WHEREAS, in connection with the Merger (as defined in the Agreement and Plan of Merger, dated as of November 8, 2010, and amended as of December 7, 2010, by and among Chevron Corporation, a Delaware corporation, Arkhan Corporation, a Delaware corporation and an indirect wholly-owned subsidiary of Chevron Corporation, and Atlas Energy, Inc., a Delaware corporation), the Compensation Committee desires to amend the Plan to clarify that the Merger does not constitute a “Change in Control” within the meaning of the Plan.

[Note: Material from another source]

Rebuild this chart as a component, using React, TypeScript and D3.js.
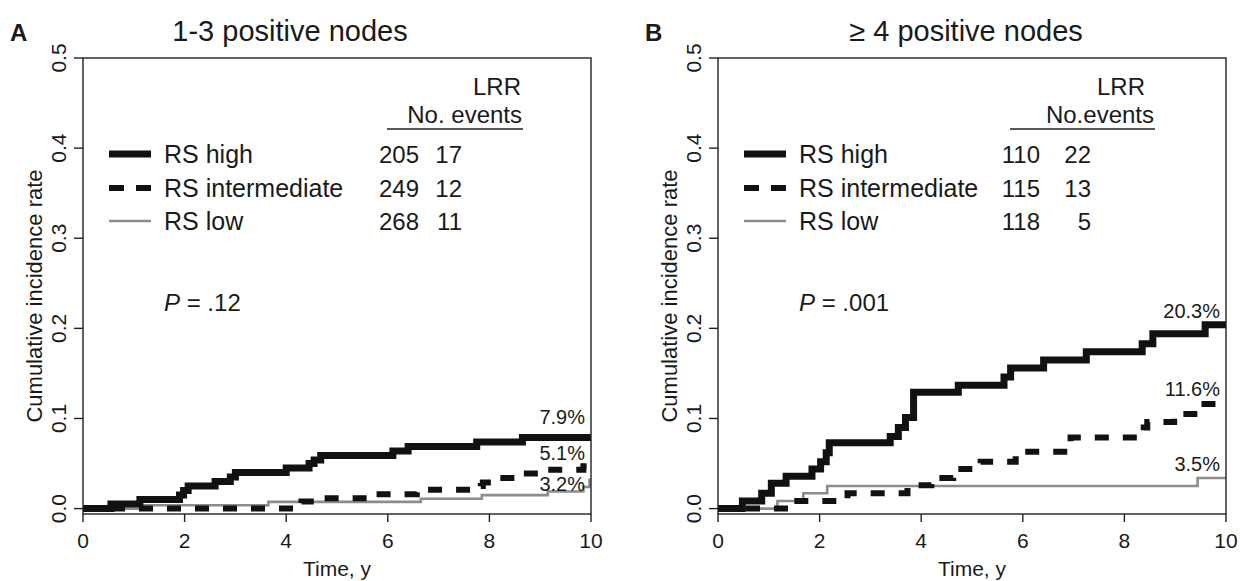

NOW, THEREFORE, it is hereby agreed as follows:

1. The definition of “Change in Control” under the Plan is hereby amended by adding the following sentence at the end thereof as follows:

 

   

“Notwithstanding the foregoing and anything herein to the contrary, the Merger (as defined in the Agreement and Plan of Merger, dated as of November 8, 2010, by and among Chevron Corporation, a Delaware corporation, Arkhan Corporation, a Delaware corporation and an indirect wholly-owned subsidiary of


 

Chevron Corporation, and Atlas Energy, Inc., a Delaware corporation) shall not constitute a ‘Change in Control’ within the meaning of the Plan.”

2. This Amendment shall be effective immediately prior to and contingent upon the consummation of the Merger. In the event that the Merger is not consummated, this Amendment shall be void ab initio and have no effect.

3. Except as hereby modified, the Plan shall remain in full force and effect.

 

AMENDMENT NO.1 TO ATLAS PIPELINE HOLDINGS, L.P.

LONG-TERM INCENTIVE PLAN


IN WITNESS WHEREOF, the Compensation Committee has executed this Amendment No.1 as of the date first written above on behalf of the Managing Board.

By:   COMPENSATION COMMITTEE OF THE BOARD OF DIRECTORS OF ATLAS ENERGY, INC.
On Behalf of:   THE MANAGING BOARD OF ATLAS PIPELINE HOLDINGS GP, LLC
 

BY: /S/ DONALD W. DELSON

 

Name: Donald W. Delson

Title: Chairman of the Compensation Committee

 

 

By: /s/ ELLEN F. WARREN

 

Name: Ellen F. Warren

Title: Member of the Compensation Committee

 

 

By: /s/ CARLTON M. ARRENDELL

 

Name: Carlton M. Arrendel

Title: Member of the Compensation Committee

 

 

By:             

 

Name: Dennis A. Holtz

Title: Member of the Compensation Committee

 

AMENDMENT NO.1 TO ATLAS PIPELINE HOLDINGS, L.P.